• [Data for this task]

──────

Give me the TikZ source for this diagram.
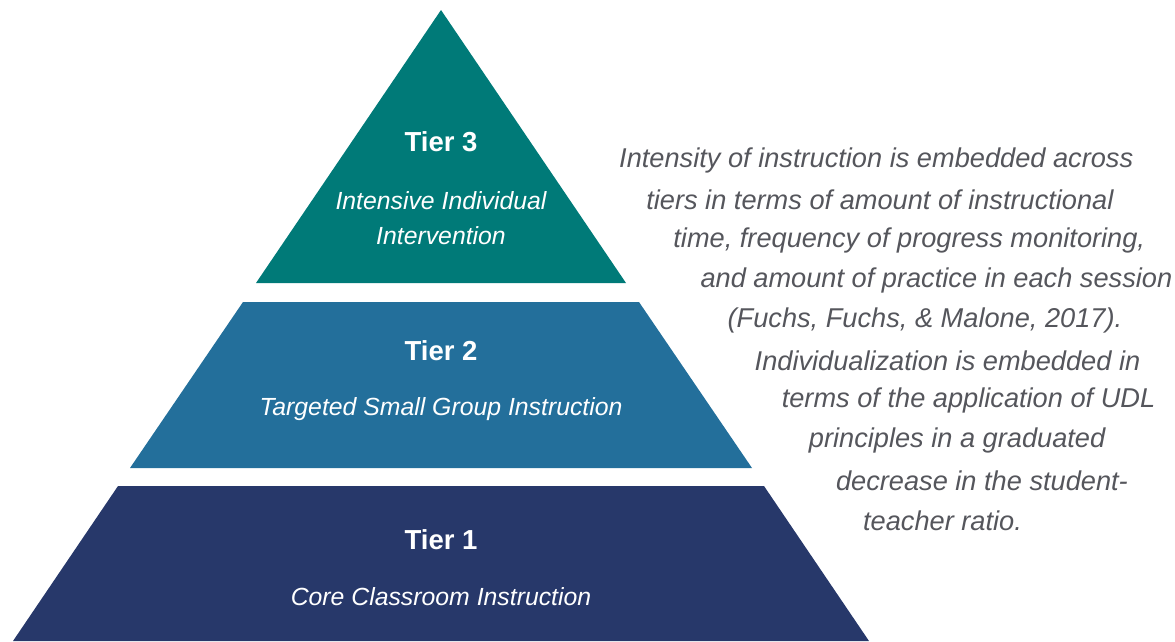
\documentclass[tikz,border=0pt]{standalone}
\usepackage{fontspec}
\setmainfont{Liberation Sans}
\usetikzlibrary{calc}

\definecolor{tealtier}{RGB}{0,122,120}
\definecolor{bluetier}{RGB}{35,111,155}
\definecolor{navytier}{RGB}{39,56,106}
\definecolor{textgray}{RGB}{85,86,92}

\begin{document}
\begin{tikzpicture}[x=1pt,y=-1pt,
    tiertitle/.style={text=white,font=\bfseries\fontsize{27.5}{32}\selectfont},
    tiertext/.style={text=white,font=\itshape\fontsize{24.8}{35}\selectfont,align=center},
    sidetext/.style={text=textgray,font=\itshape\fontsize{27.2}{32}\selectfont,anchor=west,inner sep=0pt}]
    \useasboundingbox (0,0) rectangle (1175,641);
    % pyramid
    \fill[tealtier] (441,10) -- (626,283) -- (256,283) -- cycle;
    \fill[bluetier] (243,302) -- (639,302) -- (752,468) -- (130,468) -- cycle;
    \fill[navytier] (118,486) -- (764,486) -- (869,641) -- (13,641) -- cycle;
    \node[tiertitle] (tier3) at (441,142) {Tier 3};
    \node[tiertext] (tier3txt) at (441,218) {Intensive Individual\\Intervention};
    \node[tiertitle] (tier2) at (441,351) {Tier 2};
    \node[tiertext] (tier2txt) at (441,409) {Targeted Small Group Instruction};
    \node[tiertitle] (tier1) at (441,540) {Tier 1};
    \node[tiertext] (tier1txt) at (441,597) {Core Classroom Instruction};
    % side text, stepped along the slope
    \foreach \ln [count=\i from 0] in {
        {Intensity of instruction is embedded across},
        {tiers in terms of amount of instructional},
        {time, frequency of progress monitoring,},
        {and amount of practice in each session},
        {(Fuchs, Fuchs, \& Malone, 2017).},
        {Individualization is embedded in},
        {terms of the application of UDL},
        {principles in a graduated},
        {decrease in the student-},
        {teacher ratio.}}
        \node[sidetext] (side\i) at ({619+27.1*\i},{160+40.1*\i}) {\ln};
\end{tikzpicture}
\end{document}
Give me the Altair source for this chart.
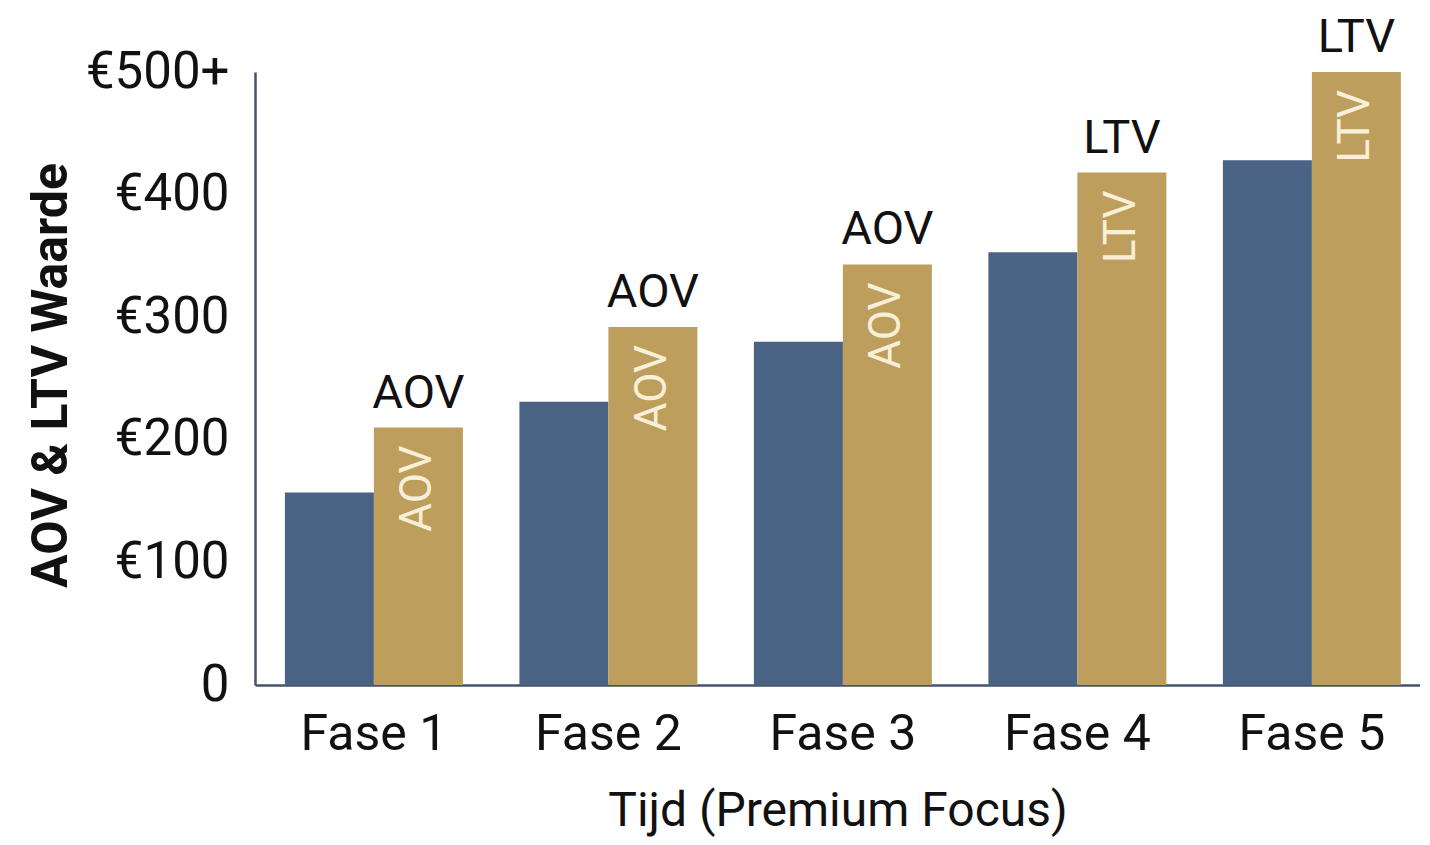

──────

• [Stated task] Copy out the listing exactly as it stands, but not the pictures.

• [Result for this task]
Give me the TikZ source for this diagram.
\documentclass[tikz,border=0pt]{standalone}
\usepackage{fontspec}
\setmainfont{Liberation Sans}
\usetikzlibrary{calc}

\definecolor{tealtier}{RGB}{0,122,120}
\definecolor{bluetier}{RGB}{35,111,155}
\definecolor{navytier}{RGB}{39,56,106}
\definecolor{textgray}{RGB}{85,86,92}

\begin{document}
\begin{tikzpicture}[x=1pt,y=-1pt,
    tiertitle/.style={text=white,font=\bfseries\fontsize{27.5}{32}\selectfont},
    tiertext/.style={text=white,font=\itshape\fontsize{24.8}{35}\selectfont,align=center},
    sidetext/.style={text=textgray,font=\itshape\fontsize{27.2}{32}\selectfont,anchor=west,inner sep=0pt}]
    \useasboundingbox (0,0) rectangle (1175,641);
    % pyramid
    \fill[tealtier] (441,10) -- (626,283) -- (256,283) -- cycle;
    \fill[bluetier] (243,302) -- (639,302) -- (752,468) -- (130,468) -- cycle;
    \fill[navytier] (118,486) -- (764,486) -- (869,641) -- (13,641) -- cycle;
    \node[tiertitle] (tier3) at (441,142) {Tier 3};
    \node[tiertext] (tier3txt) at (441,218) {Intensive Individual\\Intervention};
    \node[tiertitle] (tier2) at (441,351) {Tier 2};
    \node[tiertext] (tier2txt) at (441,409) {Targeted Small Group Instruction};
    \node[tiertitle] (tier1) at (441,540) {Tier 1};
    \node[tiertext] (tier1txt) at (441,597) {Core Classroom Instruction};
    % side text, stepped along the slope
    \foreach \ln [count=\i from 0] in {
        {Intensity of instruction is embedded across},
        {tiers in terms of amount of instructional},
        {time, frequency of progress monitoring,},
        {and amount of practice in each session},
        {(Fuchs, Fuchs, \& Malone, 2017).},
        {Individualization is embedded in},
        {terms of the application of UDL},
        {principles in a graduated},
        {decrease in the student-},
        {teacher ratio.}}
        \node[sidetext] (side\i) at ({619+27.1*\i},{160+40.1*\i}) {\ln};
\end{tikzpicture}
\end{document}
Give me the Altair source for this chart.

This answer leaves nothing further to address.